If you have questions about anything on this page or about whether treatment might be appropriate for your situation, you are welcome to call the clinic or book a consultation at no obligation.
This page provides clinical information about Migrated Filler: Causes, Signs and Next Steps. It is intended for adults aged 18 and over who are considering cosmetic injectable treatment and want to understand the clinical process, suitability factors, and what to expect from a consultation-based practice. All treatment decisions at Core Aesthetics follow individual assessment, no treatment is offered at a first appointment without a separate consultation. Results vary between individuals and are reviewed at follow-up.
Is this for you?
Consider booking a consultation if
- Adults 18+ who have had filler and are concerned about possible migration
- Those wanting to understand the difference between migration and normal healing
- People considering dissolving existing filler and wanting to understand the process
This may not be for you if
- Anyone under 18
- Those with active infection at the treatment site
- People who have had filler less than two weeks ago (normal swelling may still be resolving)
Suitability is confirmed at consultation. This list is general guidance, not a substitute for clinical assessment.
Frequently asked questions
How is dermal filler different from anti-wrinkle treatment?
anti-wrinkle treatment works by temporarily reducing the activity of specific muscles responsible for expression lines. Dermal filler works by adding structure, volume, or support to a facial area, it does not affect muscle activity. The two treatments address different anatomical concerns. Many treatment plans involve both, depending on individual assessment.
How long does dermal filler last?
Dermal filler longevity varies considerably between individuals and between treatment areas. Denser, structural areas such as the jaw and cheek tend to maintain filler longer than softer, higher movement areas such as the lips. Most people find that filler in a given area lasts between nine months and two or more years. Metabolism, movement patterns, and lifestyle factors all influence longevity. This is reviewed at follow-up appointments.
Is dermal filler reversible?
Hyaluronic acid dermal filler, the type used at Core Aesthetics, is reversible. An enzyme called hyaluronidase can be injected to dissolve the filler if there is a complication, an unsatisfactory result, or if the patient wants to return to their baseline. Reversal is not always instantaneous and may require more than one treatment. Not all filler products are reversible; Corey uses only hyaluronic acid formulations for this reason.
How is suitability for this treatment determined?
Suitability is decided through individual consultation with Corey Anderson, AHPRA registered nurse.

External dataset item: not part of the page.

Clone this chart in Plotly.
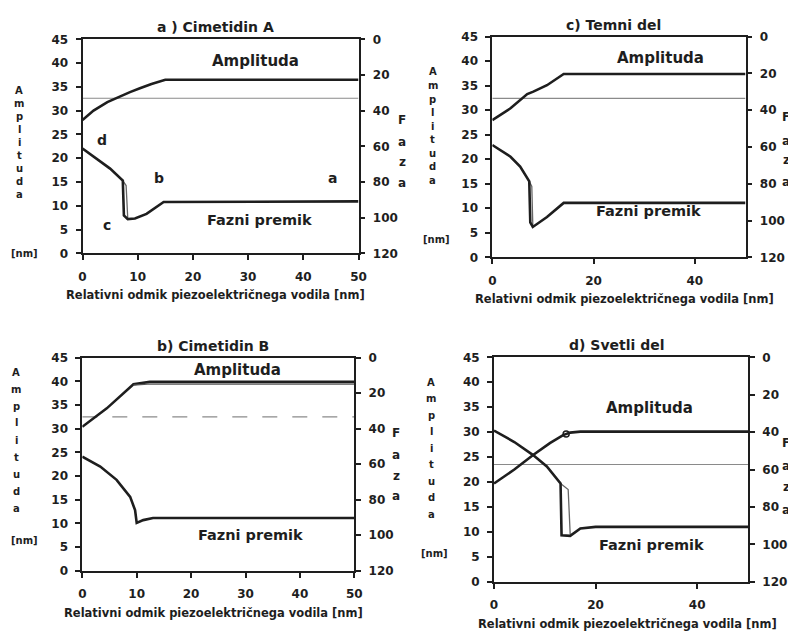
import plotly.graph_objects as go

# ---------------- data ----------------
# a) Cimetidin A
a_amp_x = [0, 2, 4.5, 6.7, 8.6, 10.4, 12.5, 15, 50]
a_amp_y = [28.0, 30.0, 31.8, 33.0, 33.9, 34.7, 35.6, 36.5, 36.5]
a_ph_x = [0, 3.3, 5, 7.3, 7.5, 8.2, 9.5, 11.6, 14.7, 50]
a_ph_deg = [61.3, 68.5, 72.5, 79.2, 98.7, 100.8, 100.5, 97.9, 91.2, 90.9]
a_ph2_x = [7.3, 7.9, 8.2]
a_ph2_deg = [79.2, 82.0, 100.5]
a_ref_x = [0, 50]
a_ref_y = [32.6, 32.6]

# c) Temni del
c_amp_x = [0, 3.6, 6.9, 8.1, 10.8, 14.1, 50]
c_amp_y = [28.0, 30.4, 33.3, 33.8, 35.1, 37.4, 37.4]
c_ph_x = [0, 3.6, 5.5, 7.3, 7.5, 8.0, 10.8, 14.1, 50]
c_ph_deg = [58.9, 65.3, 70.7, 78.7, 101.0, 103.5, 98.1, 90.4, 90.4]
c_ph2_x = [7.3, 7.8, 8.0]
c_ph2_deg = [78.7, 81.5, 102.5]
c_ref_x = [0, 50]
c_ref_y = [32.4, 32.4]

# b) Cimetidin B
b_amp_x = [0, 4.5, 9.4, 12.4, 50]
b_amp_y = [30.4, 34.3, 39.4, 39.9, 39.9]
b_amp2_x = [9.4, 12.0, 50]
b_amp2_y = [39.2, 39.4, 39.4]
b_ph_x = [0, 3.3, 6.3, 8.8, 9.7, 10.0, 11.2, 13, 50]
b_ph_deg = [55.7, 61.3, 68.8, 78.4, 85.9, 93.1, 91.5, 90.3, 90.3]
b_ref_x = [0, 50]
b_ref_y = [32.5, 32.5]

# d) Svetli del
d_amp_x = [0, 4, 7.7, 11, 13.6, 15, 17, 50]
d_amp_y = [19.7, 22.5, 25.4, 27.8, 29.4, 29.9, 30.1, 30.1]
d_loop_x = [14.2]
d_loop_y = [29.6]
d_ph_x = [0, 4, 7.7, 10.4, 13.1, 13.3, 15, 17, 20, 50]
d_ph_deg = [39.2, 45.3, 52.3, 58.4, 67.5, 95.2, 95.5, 91.5, 90.7, 90.7]
d_ph2_x = [13.1, 14.6, 15.0]
d_ph2_deg = [67.5, 70.7, 94.7]
d_ref_x = [0, 50]
d_ref_y = [23.5, 23.5]

amp_ticks = [0, 5, 10, 15, 20, 25, 30, 35, 40, 45]
phase_ticks = [0, 20, 40, 60, 80, 100, 120]
x_ticks_ab = [0, 10, 20, 30, 40, 50]
x_ticks_cd = [0, 20, 40]

titles = ["a ) Cimetidin A", "c) Temni del", "b) Cimetidin B", "d) Svetli del"]
xtitle = "Relativni odmik piezoelektričnega vodila [nm]"

# ---------------- figure ----------------
W, H = 796, 632
OFF = 8  # page body margin: the figure is drawn 8 px from the window corner
FONT = "DejaVu Sans"
INK = "#1e1e1e"


def px(x):
    return (x - OFF) / W


def py(y):
    return 1 - (y - OFF) / H


fig = go.Figure()

# panel boxes in window pixels: (left, right, top, bottom)
boxes = [
    (82.5, 358.5, 39.3, 253.3),   # a
    (492.3, 745.5, 36.7, 257.3),  # c
    (82.3, 354.3, 357.7, 570.7),  # b
    (494.0, 748.0, 357.3, 581.7), # d
]

panels = [
    dict(amp=(a_amp_x, a_amp_y), ph=(a_ph_x, a_ph_deg), ph2=(a_ph2_x, a_ph2_deg),
         ref=(a_ref_x, a_ref_y), xt=x_ticks_ab),
    dict(amp=(c_amp_x, c_amp_y), ph=(c_ph_x, c_ph_deg), ph2=(c_ph2_x, c_ph2_deg),
         ref=(c_ref_x, c_ref_y), xt=x_ticks_cd),
    dict(amp=(b_amp_x, b_amp_y), amp2=(b_amp2_x, b_amp2_y), ph=(b_ph_x, b_ph_deg),
         ref=(b_ref_x, b_ref_y), xt=x_ticks_ab, refdash="longdash"),
    dict(amp=(d_amp_x, d_amp_y), ph=(d_ph_x, d_ph_deg), ph2=(d_ph2_x, d_ph2_deg),
         ref=(d_ref_x, d_ref_y), xt=x_ticks_cd, loop=(d_loop_x, d_loop_y)),
]

tickfont = dict(family=FONT, size=12, color=INK, weight="bold")
layout = dict(
    width=W, height=H, margin=dict(l=0, r=0, t=0, b=0, autoexpand=False),
    paper_bgcolor="white", plot_bgcolor="white", showlegend=False,
)
annotations = []

for i, (p, box) in enumerate(zip(panels, boxes)):
    L, R, T, B = box
    xi = i + 1
    yl = 2 * i + 1
    yr = 2 * i + 2
    xname = "x" if xi == 1 else f"x{xi}"
    ylname = "y" if yl == 1 else f"y{yl}"
    yrname = f"y{yr}"

    # reference thin line
    fig.add_trace(go.Scatter(x=p["ref"][0], y=p["ref"][1], mode="lines",
                             line=dict(color="#8a8a8a", width=1.2, dash=p.get("refdash", "solid")),
                             xaxis=xname, yaxis=ylname, hoverinfo="skip"))
    # amplitude
    fig.add_trace(go.Scatter(x=p["amp"][0], y=p["amp"][1], mode="lines",
                             line=dict(color=INK, width=2.6),
                             xaxis=xname, yaxis=ylname, name="Amplituda"))
    if "amp2" in p:
        fig.add_trace(go.Scatter(x=p["amp2"][0], y=p["amp2"][1], mode="lines",
                                 line=dict(color="#555", width=1.2),
                                 xaxis=xname, yaxis=ylname, hoverinfo="skip"))
    if "loop" in p:
        fig.add_trace(go.Scatter(x=p["loop"][0], y=p["loop"][1], mode="markers",
                                 marker=dict(symbol="circle-open", size=6,
                                             color=INK, line=dict(width=1.5)),
                                 xaxis=xname, yaxis=ylname, hoverinfo="skip"))
    # phase on right axis
    if "ph2" in p:
        fig.add_trace(go.Scatter(x=p["ph2"][0], y=p["ph2"][1], mode="lines",
                                 line=dict(color="#666", width=1.3),
                                 xaxis=xname, yaxis=yrname, hoverinfo="skip"))
    fig.add_trace(go.Scatter(x=p["ph"][0], y=p["ph"][1], mode="lines",
                             line=dict(color=INK, width=2.6),
                             xaxis=xname, yaxis=yrname, name="Fazni premik"))

    xkey = "xaxis" if xi == 1 else f"xaxis{xi}"
    ylkey = "yaxis" if yl == 1 else f"yaxis{yl}"
    yrkey = f"yaxis{yr}"
    layout[xkey] = dict(
        domain=[px(L), px(R)], anchor=ylname, range=[0, 50],
        tickvals=p["xt"], ticks="outside", ticklen=5, tickwidth=1.5, tickcolor=INK,
        showline=True, linecolor=INK, linewidth=2, mirror=True,
        showgrid=False, zeroline=False, tickfont=tickfont, ticklabelstandoff=6,
    )
    layout[ylkey] = dict(
        domain=[py(B), py(T)], anchor=xname, range=[0, 45],
        tickvals=amp_ticks, ticks="outside", ticklen=5, tickwidth=1.5, tickcolor=INK,
        showline=True, linecolor=INK, linewidth=1.8,
        showgrid=False, zeroline=False, tickfont=tickfont, ticklabelstandoff=5,
    )
    layout[yrkey] = dict(
        overlaying=ylname, side="right", anchor=xname, range=[120, 0],
        tickvals=phase_ticks, ticks="outside", ticklen=5, tickwidth=1.5, tickcolor=INK,
        showline=True, linecolor=INK, linewidth=1.8,
        showgrid=False, zeroline=False, tickfont=tickfont, ticklabelstandoff=5,
    )

    # panel title
    annotations.append(dict(text=titles[i], x=px((L + R) / 2 - 5), y=py(T - 12),
                            xref="paper", yref="paper", showarrow=False,
                            font=dict(family=FONT, size=14, color=INK, weight="bold"),
                            xanchor="center", yanchor="middle"))
    # x-axis title
    annotations.append(dict(text=xtitle, x=px((L + R) / 2 + (6 if i % 2 else -5)),
                            y=py(B + 42), xref="paper", yref="paper", showarrow=False,
                            font=dict(family=FONT, size=11.5, color=INK, weight="bold"),
                            xanchor="center", yanchor="middle"))

# vertical left titles "Amplituda [nm]"
left_titles = [
    (19, 90, 13, 253),
    (433, 72, 13.5, 240),
    (16, 372, 17, 540),
    (431, 382, 16.5, 553),
]
for (lx, ly0, step, nmy) in left_titles:
    for k, ch in enumerate("Amplituda"):
        annotations.append(dict(text=ch, x=px(lx), y=py(ly0 + k * step),
                                xref="paper", yref="paper", showarrow=False,
                                font=dict(family=FONT, size=10, color=INK, weight="bold"),
                                xanchor="center", yanchor="middle"))
    annotations.append(dict(text="[nm]", x=px(max(lx + 3, 24)), y=py(nmy),
                            xref="paper", yref="paper", showarrow=False,
                            font=dict(family=FONT, size=10, color=INK, weight="bold"),
                            xanchor="center", yanchor="middle"))

# vertical right titles "Faza"
right_titles = [
    (402, [120, 142, 162, 183]),
    (786, [117, 141, 160, 182]),
    (396, [433, 455, 476, 496]),
    (786, [443, 466, 487, 510]),
]
for (rx, ys) in right_titles:
    for ch, yy in zip("Faza", ys):
        annotations.append(dict(text=ch, x=px(rx), y=py(yy),
                                xref="paper", yref="paper", showarrow=False,
                                font=dict(family=FONT, size=12, color=INK, weight="bold"),
                                xanchor="center", yanchor="middle"))

# inside labels (data coordinates)
inside = [
    ("x", "y", 31.3, 40.4, 32.0, 7.0),
    ("x2", "y3", 33.2, 40.7, 30.8, 9.4),
    ("x3", "y5", 28.5, 42.5, 30.9, 7.6),
    ("x4", "y7", 30.7, 34.8, 31.1, 7.3),
]
for (xr, yr, ax_, ay_, fx_, fy_) in inside:
    annotations.append(dict(text="Amplituda", x=ax_, y=ay_, xref=xr, yref=yr,
                            showarrow=False,
                            font=dict(family=FONT, size=15, color=INK, weight="bold")))
    annotations.append(dict(text="Fazni premik", x=fx_, y=fy_, xref=xr, yref=yr,
                            showarrow=False,
                            font=dict(family=FONT, size=14.5, color=INK, weight="bold")))

# curve letters in panel a
for ch, lx, ly in [("d", 3.6, 23.8), ("b", 13.8, 15.8), ("a", 45.3, 15.8), ("c", 4.5, 5.9)]:
    annotations.append(dict(text=ch, x=lx, y=ly, xref="x", yref="y", showarrow=False,
                            font=dict(family=FONT, size=14, color=INK, weight="bold")))

layout["annotations"] = annotations
fig.update_layout(**layout)
fig.write_html("out.html")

Anatomy, medical history, prior treatments and the realistic outcomes of treatment are all reviewed before any decision is made.
What happens if treatment is not appropriate?

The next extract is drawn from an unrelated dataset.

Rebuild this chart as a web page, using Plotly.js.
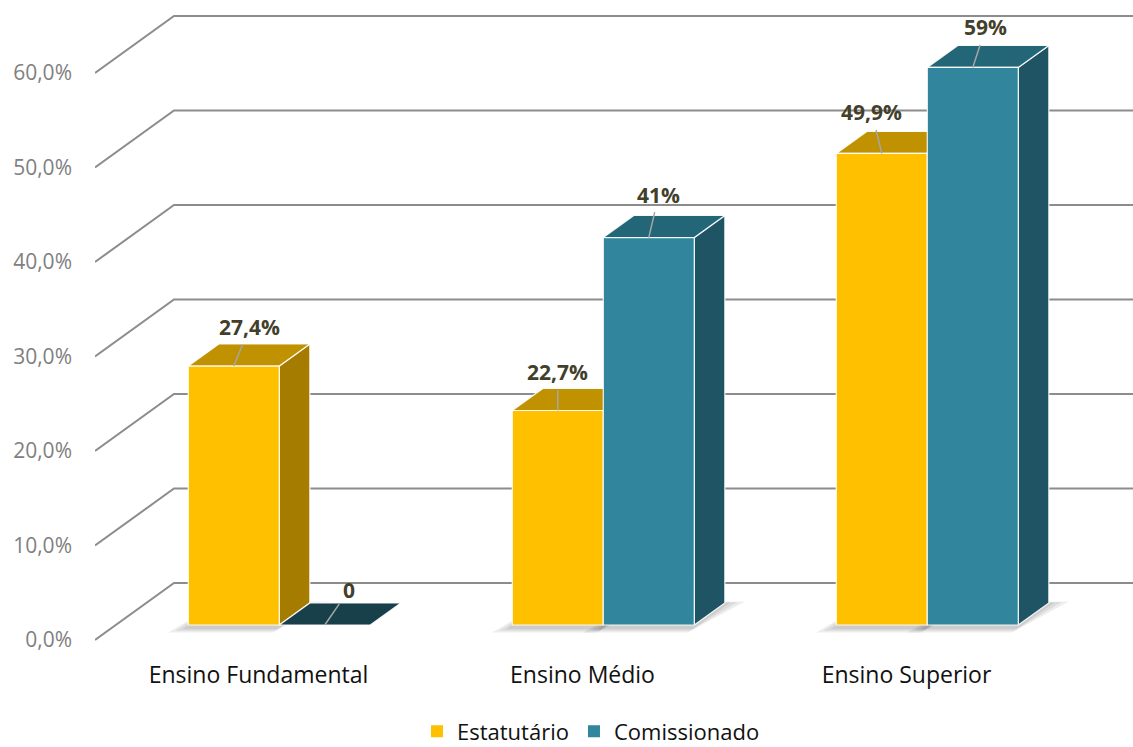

If the assessment finds that treatment is not appropriate, that conclusion is part of the consultation outcome. Results vary between individuals, and the consultation may identify reasons to defer, alter, or decline the treatment plan.
Are cosmetic injectables prescription medicines in Australia?
Yes. All cosmetic injectables used at Core Aesthetics are prescription medicines in Australia and can only be administered by an AHPRA registered health practitioner following individual clinical assessment.
How long does the consultation take?
A first cosmetic consultation typically takes 30 to 45 minutes and includes anatomy review, medical history, and discussion of realistic outcomes. There is no obligation to proceed with treatment afterwards.
Can I bring questions to the consultation?
Yes. Coming with a list of questions and concerns is encouraged. The consultation is designed to give you accurate information so you can make a considered decision.